▸ **DATA**
[Start]

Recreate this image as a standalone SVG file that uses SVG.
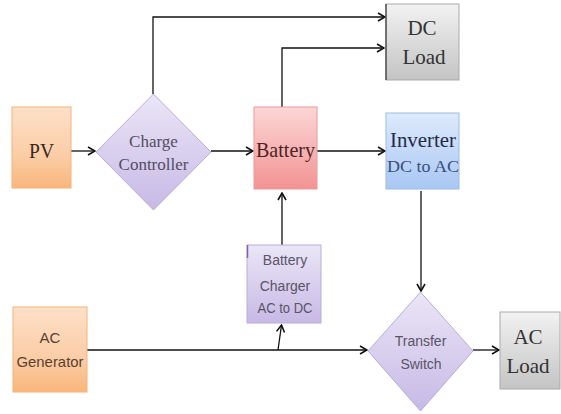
<svg xmlns="http://www.w3.org/2000/svg" width="561" height="414" viewBox="0 0 561 414">
<defs>
<linearGradient id="gOrange" x1="0" y1="0" x2="0" y2="1"><stop offset="0" stop-color="#fde0c8"/><stop offset="0.6" stop-color="#fbcda6"/><stop offset="1" stop-color="#f9b67c"/></linearGradient>
<linearGradient id="gLav" x1="0" y1="0" x2="0" y2="1"><stop offset="0" stop-color="#ebe6f6"/><stop offset="1" stop-color="#c7b9e6"/></linearGradient>
<linearGradient id="gPink" x1="0" y1="0" x2="0" y2="1"><stop offset="0" stop-color="#fcd6d6"/><stop offset="1" stop-color="#f39393"/></linearGradient>
<linearGradient id="gBlue" x1="0" y1="0" x2="0" y2="1"><stop offset="0" stop-color="#dfeafc"/><stop offset="1" stop-color="#a8c7f4"/></linearGradient>
<linearGradient id="gGray" x1="0" y1="0" x2="0" y2="1"><stop offset="0" stop-color="#f2f2f2"/><stop offset="1" stop-color="#c4c4c4"/></linearGradient>
<marker id="arr" viewBox="0 0 10 10" refX="9" refY="5" markerWidth="10" markerHeight="10" markerUnits="userSpaceOnUse" orient="auto">
<path d="M2,1 L9,5 L2,9" fill="none" stroke="#111" stroke-width="1.6"/>
</marker>
</defs>
<style>
.serif{font-family:"Liberation Serif","Times New Roman",serif;text-anchor:middle}
.sans{font-family:"Liberation Sans",Arial,sans-serif;text-anchor:middle}
.ln{fill:none;stroke:#111;stroke-width:1.3}
</style>
<rect width="561" height="414" fill="#ffffff"/>
<g id="connectors">
<path class="ln" d="M71,151 L95,151" marker-end="url(#arr)"/>
<path class="ln" d="M153,94 L153,17 L385,17" marker-end="url(#arr)"/>
<path class="ln" d="M211,151 L253,151" marker-end="url(#arr)"/>
<path class="ln" d="M282,107 L282,48 L384,48" marker-end="url(#arr)"/>
<path class="ln" d="M317,151 L385,151" marker-end="url(#arr)"/>
<path class="ln" d="M421,191 L421,291" marker-end="url(#arr)"/>
<path class="ln" d="M87,350 L367,350" marker-end="url(#arr)"/>
<path class="ln" d="M278,350 L281.5,325" marker-end="url(#arr)"/>
<path class="ln" d="M282,245 L282,193" marker-end="url(#arr)"/>
<path class="ln" d="M473,350 L499,350" marker-end="url(#arr)"/>
</g>
<g id="pv">
<rect x="12" y="107" width="59" height="81" fill="url(#gOrange)" stroke="#f6b27c" stroke-width="1"/>
<text class="serif" x="41.5" y="158" font-size="22" fill="#3a281c" textLength="25" lengthAdjust="spacingAndGlyphs">PV</text>
</g>
<g id="charge-controller">
<polygon points="153.5,94 211,152 153.5,210 96,152" fill="url(#gLav)" stroke="#b9acd9" stroke-width="1"/>
<text class="serif" x="153.5" y="147" font-size="17" fill="#554c63">Charge</text>
<text class="serif" x="153.5" y="170" font-size="17" fill="#554c63">Controller</text>
</g>
<g id="battery">
<rect x="254" y="107" width="63" height="82" fill="url(#gPink)" stroke="#e99a9a" stroke-width="1"/>
<text class="serif" x="285.5" y="157" font-size="22" fill="#4a2424" textLength="59" lengthAdjust="spacingAndGlyphs">Battery</text>
</g>
<g id="dc-load">
<rect x="386" y="4" width="73" height="76" fill="url(#gGray)" stroke="#aaaaaa" stroke-width="1"/>
<line x1="386" y1="4" x2="386" y2="80" stroke="#333" stroke-width="1.2"/>
<text class="serif" x="422" y="35" font-size="21" fill="#333333">DC</text>
<text class="serif" x="424" y="64" font-size="21" fill="#333333">Load</text>
</g>
<g id="inverter">
<rect x="386" y="113" width="73" height="76" fill="url(#gBlue)" stroke="#9bbbe8" stroke-width="1"/>
<text class="serif" x="423" y="147" font-size="21" fill="#1f2b48" textLength="66" lengthAdjust="spacingAndGlyphs">Inverter</text>
<text class="serif" x="423" y="172" font-size="17" fill="#3a4f7a" textLength="72" lengthAdjust="spacingAndGlyphs">DC to AC</text>
</g>
<g id="battery-charger">
<rect x="247" y="245" width="74" height="78" fill="url(#gLav)" stroke="#b9acd9" stroke-width="1"/>
<line x1="247.5" y1="245" x2="247.5" y2="258" stroke="#7a63b3" stroke-width="1.5"/>
<text class="sans" x="285" y="265" font-size="14" fill="#5a5466">Battery</text>
<text class="sans" x="285" y="291" font-size="14" fill="#5a5466">Charger</text>
<text class="sans" x="285" y="313" font-size="14" fill="#5a5466" textLength="55" lengthAdjust="spacingAndGlyphs">AC to DC</text>
</g>
<g id="ac-generator">
<rect x="13" y="307" width="74" height="85" fill="url(#gOrange)" stroke="#f6b27c" stroke-width="1"/>
<text class="sans" x="50" y="343" font-size="15" fill="#5a3f30">AC</text>
<text class="sans" x="50" y="367" font-size="15" fill="#5a3f30" textLength="67" lengthAdjust="spacingAndGlyphs">Generator</text>
</g>
<g id="transfer-switch">
<polygon points="420.5,292 473,351 420.5,411 368,351" fill="url(#gLav)" stroke="#b9acd9" stroke-width="1"/>
<text class="sans" x="420.5" y="346" font-size="14" fill="#5a5466">Transfer</text>
<text class="sans" x="421" y="369" font-size="14" fill="#5a5466">Switch</text>
</g>
<g id="ac-load">
<rect x="500" y="312" width="60" height="77" fill="url(#gGray)" stroke="#aaaaaa" stroke-width="1"/>
<text class="serif" x="528" y="344" font-size="21" fill="#333333">AC</text>
<text class="serif" x="528" y="373" font-size="21" fill="#333333">Load</text>
</g>
</svg>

[End]

▸ **WHAT TO PRODUCE**
Copy the material above exactly and drop the pictures.

▸ **WRITTEN ANSWER**
Recreate this image as a standalone SVG file that uses SVG.
<svg xmlns="http://www.w3.org/2000/svg" width="561" height="414" viewBox="0 0 561 414">
<defs>
<linearGradient id="gOrange" x1="0" y1="0" x2="0" y2="1"><stop offset="0" stop-color="#fde0c8"/><stop offset="0.6" stop-color="#fbcda6"/><stop offset="1" stop-color="#f9b67c"/></linearGradient>
<linearGradient id="gLav" x1="0" y1="0" x2="0" y2="1"><stop offset="0" stop-color="#ebe6f6"/><stop offset="1" stop-color="#c7b9e6"/></linearGradient>
<linearGradient id="gPink" x1="0" y1="0" x2="0" y2="1"><stop offset="0" stop-color="#fcd6d6"/><stop offset="1" stop-color="#f39393"/></linearGradient>
<linearGradient id="gBlue" x1="0" y1="0" x2="0" y2="1"><stop offset="0" stop-color="#dfeafc"/><stop offset="1" stop-color="#a8c7f4"/></linearGradient>
<linearGradient id="gGray" x1="0" y1="0" x2="0" y2="1"><stop offset="0" stop-color="#f2f2f2"/><stop offset="1" stop-color="#c4c4c4"/></linearGradient>
<marker id="arr" viewBox="0 0 10 10" refX="9" refY="5" markerWidth="10" markerHeight="10" markerUnits="userSpaceOnUse" orient="auto">
<path d="M2,1 L9,5 L2,9" fill="none" stroke="#111" stroke-width="1.6"/>
</marker>
</defs>
<style>
.serif{font-family:"Liberation Serif","Times New Roman",serif;text-anchor:middle}
.sans{font-family:"Liberation Sans",Arial,sans-serif;text-anchor:middle}
.ln{fill:none;stroke:#111;stroke-width:1.3}
</style>
<rect width="561" height="414" fill="#ffffff"/>
<g id="connectors">
<path class="ln" d="M71,151 L95,151" marker-end="url(#arr)"/>
<path class="ln" d="M153,94 L153,17 L385,17" marker-end="url(#arr)"/>
<path class="ln" d="M211,151 L253,151" marker-end="url(#arr)"/>
<path class="ln" d="M282,107 L282,48 L384,48" marker-end="url(#arr)"/>
<path class="ln" d="M317,151 L385,151" marker-end="url(#arr)"/>
<path class="ln" d="M421,191 L421,291" marker-end="url(#arr)"/>
<path class="ln" d="M87,350 L367,350" marker-end="url(#arr)"/>
<path class="ln" d="M278,350 L281.5,325" marker-end="url(#arr)"/>
<path class="ln" d="M282,245 L282,193" marker-end="url(#arr)"/>
<path class="ln" d="M473,350 L499,350" marker-end="url(#arr)"/>
</g>
<g id="pv">
<rect x="12" y="107" width="59" height="81" fill="url(#gOrange)" stroke="#f6b27c" stroke-width="1"/>
<text class="serif" x="41.5" y="158" font-size="22" fill="#3a281c" textLength="25" lengthAdjust="spacingAndGlyphs">PV</text>
</g>
<g id="charge-controller">
<polygon points="153.5,94 211,152 153.5,210 96,152" fill="url(#gLav)" stroke="#b9acd9" stroke-width="1"/>
<text class="serif" x="153.5" y="147" font-size="17" fill="#554c63">Charge</text>
<text class="serif" x="153.5" y="170" font-size="17" fill="#554c63">Controller</text>
</g>
<g id="battery">
<rect x="254" y="107" width="63" height="82" fill="url(#gPink)" stroke="#e99a9a" stroke-width="1"/>
<text class="serif" x="285.5" y="157" font-size="22" fill="#4a2424" textLength="59" lengthAdjust="spacingAndGlyphs">Battery</text>
</g>
<g id="dc-load">
<rect x="386" y="4" width="73" height="76" fill="url(#gGray)" stroke="#aaaaaa" stroke-width="1"/>
<line x1="386" y1="4" x2="386" y2="80" stroke="#333" stroke-width="1.2"/>
<text class="serif" x="422" y="35" font-size="21" fill="#333333">DC</text>
<text class="serif" x="424" y="64" font-size="21" fill="#333333">Load</text>
</g>
<g id="inverter">
<rect x="386" y="113" width="73" height="76" fill="url(#gBlue)" stroke="#9bbbe8" stroke-width="1"/>
<text class="serif" x="423" y="147" font-size="21" fill="#1f2b48" textLength="66" lengthAdjust="spacingAndGlyphs">Inverter</text>
<text class="serif" x="423" y="172" font-size="17" fill="#3a4f7a" textLength="72" lengthAdjust="spacingAndGlyphs">DC to AC</text>
</g>
<g id="battery-charger">
<rect x="247" y="245" width="74" height="78" fill="url(#gLav)" stroke="#b9acd9" stroke-width="1"/>
<line x1="247.5" y1="245" x2="247.5" y2="258" stroke="#7a63b3" stroke-width="1.5"/>
<text class="sans" x="285" y="265" font-size="14" fill="#5a5466">Battery</text>
<text class="sans" x="285" y="291" font-size="14" fill="#5a5466">Charger</text>
<text class="sans" x="285" y="313" font-size="14" fill="#5a5466" textLength="55" lengthAdjust="spacingAndGlyphs">AC to DC</text>
</g>
<g id="ac-generator">
<rect x="13" y="307" width="74" height="85" fill="url(#gOrange)" stroke="#f6b27c" stroke-width="1"/>
<text class="sans" x="50" y="343" font-size="15" fill="#5a3f30">AC</text>
<text class="sans" x="50" y="367" font-size="15" fill="#5a3f30" textLength="67" lengthAdjust="spacingAndGlyphs">Generator</text>
</g>
<g id="transfer-switch">
<polygon points="420.5,292 473,351 420.5,411 368,351" fill="url(#gLav)" stroke="#b9acd9" stroke-width="1"/>
<text class="sans" x="420.5" y="346" font-size="14" fill="#5a5466">Transfer</text>
<text class="sans" x="421" y="369" font-size="14" fill="#5a5466">Switch</text>
</g>
<g id="ac-load">
<rect x="500" y="312" width="60" height="77" fill="url(#gGray)" stroke="#aaaaaa" stroke-width="1"/>
<text class="serif" x="528" y="344" font-size="21" fill="#333333">AC</text>
<text class="serif" x="528" y="373" font-size="21" fill="#333333">Load</text>
</g>
</svg>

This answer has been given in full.